Coworking spaces are hubs for founders, remote workers, contractors, and startups who prefer to focus on the scale over office logistics. And although WeWork looms mightily in the U.S. market, its shadow (and enormous amounts of cash) hasn’t completely covered international markets.
GoWork, an Indonesia-based coworking startup, has raised a $13.8 million Series A from Gobi Partners, The Paradise Group, and others. 500 Durians, the Southeast Asia investment arm of 500 Startups, participated in GoWork’s seed investment.
The startup claims it has 16 locations across Jakarta, Bali, and Surabaya. Meanwhile, WeWork is only known to have four spaces located in Jakarta, with no known coworking spaces in Bali or Surabaya. GoWork also claims an additional 30 spaces due to its partnership with Ismaya Group, a company that owns and operates restaurants and bars across Indonesia.
Those partnerships and roots in the country appear to be a selling point for investors. Kay-Mok Ku, a managing partner at Gobi Partners, said in a statement that GoWork has an “exceptional, locally-led team that is revolutionizing office space and real estate in Indonesia.”
A local connection may be enough to fend off WeWork. Unicorns have a history of entering international markets all over Asia and subsequently backtracking after cultural hurdles and typical models of disruption fail to captivate local consumers. As Savannah Dowling put it in her article documenting the failure of startups to expand in China: “Language (and people) matter.”

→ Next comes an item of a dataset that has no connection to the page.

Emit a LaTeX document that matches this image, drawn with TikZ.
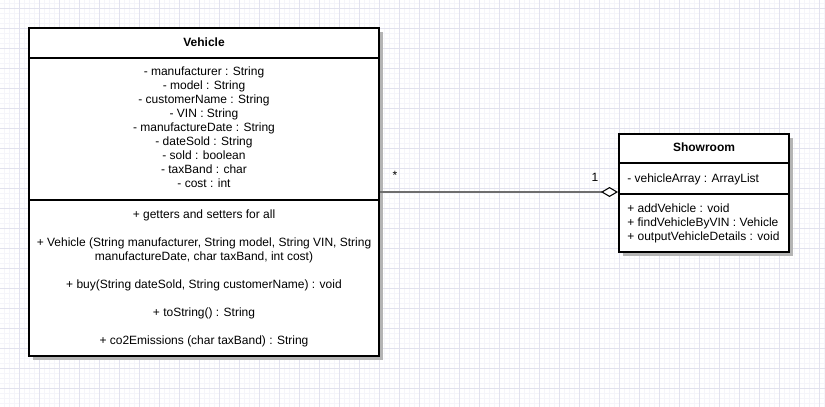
\documentclass[tikz,border=0pt]{standalone}
\usepackage{fontspec}
\setmainfont{Liberation Sans}
\usetikzlibrary{arrows.meta}
\definecolor{majorgrid}{HTML}{E2E2EE}
\definecolor{minorgrid}{HTML}{F5F5FA}
\definecolor{shadowgray}{HTML}{B4B4B4}
\definecolor{assocgray}{HTML}{6E6E6E}
\tikzset{
  majorline/.style={draw=majorgrid, line width=0.6pt},
  minorline/.style={draw=minorgrid, line width=0.4pt},
  umlbox/.style={draw=black, line width=1.5pt, fill=white, inner sep=0pt},
  shadowbox/.style={fill=shadowgray, draw=none},
  sepline/.style={draw=black, line width=1.5pt},
  shadowsep/.style={draw=shadowgray, line width=1.5pt},
  txt/.style={font=\fontsize{9}{10.5}\selectfont, inner sep=0pt, text height=6.5pt, text depth=1.8pt},
  ttl/.style={txt, font=\fontsize{9}{10.5}\selectfont\bfseries},
  assoc/.style={draw=assocgray, line width=1.1pt,
    -{Diamond[length=12.75pt, width=7.5pt, fill=white, color=black, line width=0.8pt]}},
}
\begin{document}
\begin{tikzpicture}[x=0.75pt, y=-0.75pt]
\useasboundingbox (0,0) rectangle (825,407);
\fill[white] (0,0) rectangle (825,407);
% grid
\foreach \x in {4,9,...,824} \draw[minorline] (\x,0) -- (\x,407);
\foreach \y in {3,8,...,407} \draw[minorline] (0,\y) -- (825,\y);
\foreach \x in {19,39,...,819} \draw[majorline] (\x,0) -- (\x,407);
\foreach \y in {8,28,...,408} \draw[majorline] (0,\y) -- (825,\y);

% shadows
\fill[shadowbox] (32.5,31.5) rectangle (382.5,359.5);
\draw[shadowsep] (32.5,61.5) -- (383,61.5);
\draw[shadowsep] (32.5,203.5) -- (383,203.5);
\fill[shadowbox] (622.5,137.5) rectangle (792.5,255.5);
\draw[shadowsep] (622.5,166.5) -- (793,166.5);
\draw[shadowsep] (622.5,197.5) -- (793,197.5);

% Vehicle class
\node[umlbox, minimum width=262.5pt, minimum height=246pt] (vehicle) at (204,192) {};
\draw[sepline] (29,58) -- (379,58);
\draw[sepline] (29,200) -- (379,200);
\node[ttl] (vtitle) at (204,43) {Vehicle};
\foreach \t [count=\i from 0] in {
  - manufacturer : String,
  - model : String,
  - customerName : String,
  - VIN : String,
  - manufactureDate : String,
  - dateSold : String,
  - sold : boolean,
  - taxBand : char,
  - cost : int}
  \node[txt] (va\i) at (204,{72.5+14*\i}) {\t};
\node[txt] (vm1) at (204,215) {+ getters and setters for all};
\node[txt] (vm2) at (204,243) {+ Vehicle (String manufacturer, String model, String VIN, String};
\node[txt] (vm3) at (204,257) {manufactureDate, char taxBand, int cost)};
\node[txt] (vm4) at (204,285) {+ buy(String dateSold, String customerName) : void};
\node[txt] (vm5) at (204,313) {+ toString() : String};
\node[txt] (vm6) at (204,341) {+ co2Emissions (char taxBand) : String};

% Showroom class
\node[umlbox, minimum width=127.5pt, minimum height=88.5pt] (showroom) at (704,193) {};
\draw[sepline] (619,163) -- (789,163);
\draw[sepline] (619,194) -- (789,194);
\node[ttl] (stitle) at (704,148) {Showroom};
\node[txt, anchor=west] (sa1) at (627,179) {- vehicleArray : ArrayList};
\node[txt, anchor=west] (sm1) at (627,209) {+ addVehicle : void};
\node[txt, anchor=west] (sm2) at (627,223) {+ findVehicleByVIN : Vehicle};
\node[txt, anchor=west] (sm3) at (627,237) {+ outputVehicleDetails : void};

% association
\draw[assoc] (vehicle.east) -- (vehicle.east -| showroom.west);
\node[txt] (mstar) at (395,176) {*};
\node[txt] (mone) at (595,178) {1};
\end{tikzpicture}
\end{document}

GoWork has also demonstrated its ability to keep a hold on the coworking members it attracts, an important metric to keep tabs on if WeWork continues to expand in the region. GoWork’s CFO Richard Lim said in a press statement that it has “90 percent renewal rate” among its 8,000 members. Lim also noted that the startup plans to use its funds to target “over 100,000 square meters” of office space “by early 2020.”